Most of the more than 1,900 Ericaceae (Heath) family plant species are woody, alternately branching ground covers, shrubs or small trees, according to Penn State University's Department of Horticulture. Flowers on these acid-loving plants may be single or clustered. Blooms typically have joined petals that number half their stamens. The shallow-rooted plants need consistent summer watering. Many depend on soil fungi (mychorrizae) to help them absorb moisture and nutrients.
Mountain laurel (Kalmia latifolia) is a summer-blooming, broadleaf evergreen shrub or small tree. Heavy clusters of bell-shaped, pale pink blooms cover its strong, spreading limbs in June and July. The plants grow on forested slopes and meadows from New England west to Ohio and south to Alabama. Glossy, oval leaves give mountain laurel four seasons of interest. Pale green upon emerging, they're deep green during summer and purple by autumn. The 12- to 20-foot plant grows in cool locations with partial shade and moist, sandy or rocky soil. Ingesting any part of the plants may be fatal, according to the Lady Bird Johnson Wildflower Center.
Spreading trailing arbutus (Epigea repens) stands between 4 and 6 inches tall. Sharing its native range with mountain laurel, it brings delightfully scented leaves and blossoms to woods and clearings throughout the Eastern United States. Between March and May, its stems have clusters of trumpet-like, white or pale pink flowers. White berries that follow add to its appeal. This perennial likes partial to deep shade and well-drained, acidic humusy soil. Intolerant of floods or drought, it may be one of the Ericacea family plants dependent on mycorrhizae, according to the Lady Bird Johnson Wildflower Center
Like mountain laurel, sand myrtle (Leiophyllum buxifolium) is a heavily branching, evergreen shrub. Happiest in cool mountains or sandy barrens, it stands 18 inches to 3 feet tall. Dense, dark green glossy foliage contrasts with clusters of May and June flowers. Emerging as deep pink buds, they open to pink-edged white blossoms. Sand myrtle likes consistently moist, acidic (pH below 6.8) soil and partial shade, according to the Lady Bird Johnson Wildflower Center. It suffers in drought.

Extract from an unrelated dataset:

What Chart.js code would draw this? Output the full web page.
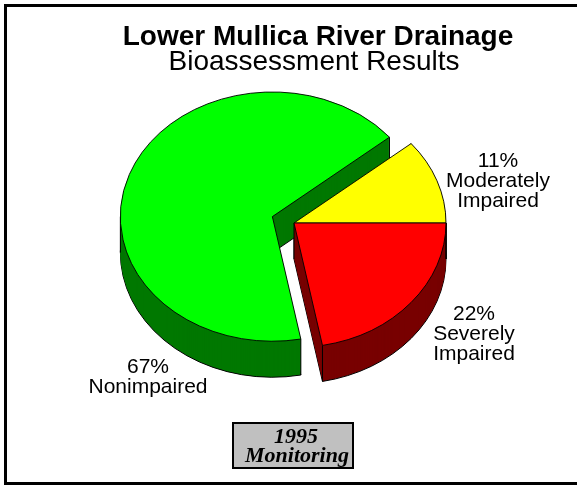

Bearberry (Arctostaphylos uva-ursi) is an exceptionally hardy Ericaceae family perennial. Native to USDA plant hardiness zones 2 though 6, it handles minimal winter temperatures between minus 50 and minus 10 degrees Fahrenheit. Bearberry spreads by rooting where its stems touch the ground. Given enough time, it covers large areas with 6-inch to 1-foot high branches of glossy, deep green foliage. Between April and May, nodding stems bear clusters of pinkish-white flowers. From late summer throughout the winter, its brilliant red berries feed birds and other wildlife--including bears. Bearberry thrives in infertile locations with full sun to partial shade. It likes acidic, sandy soil.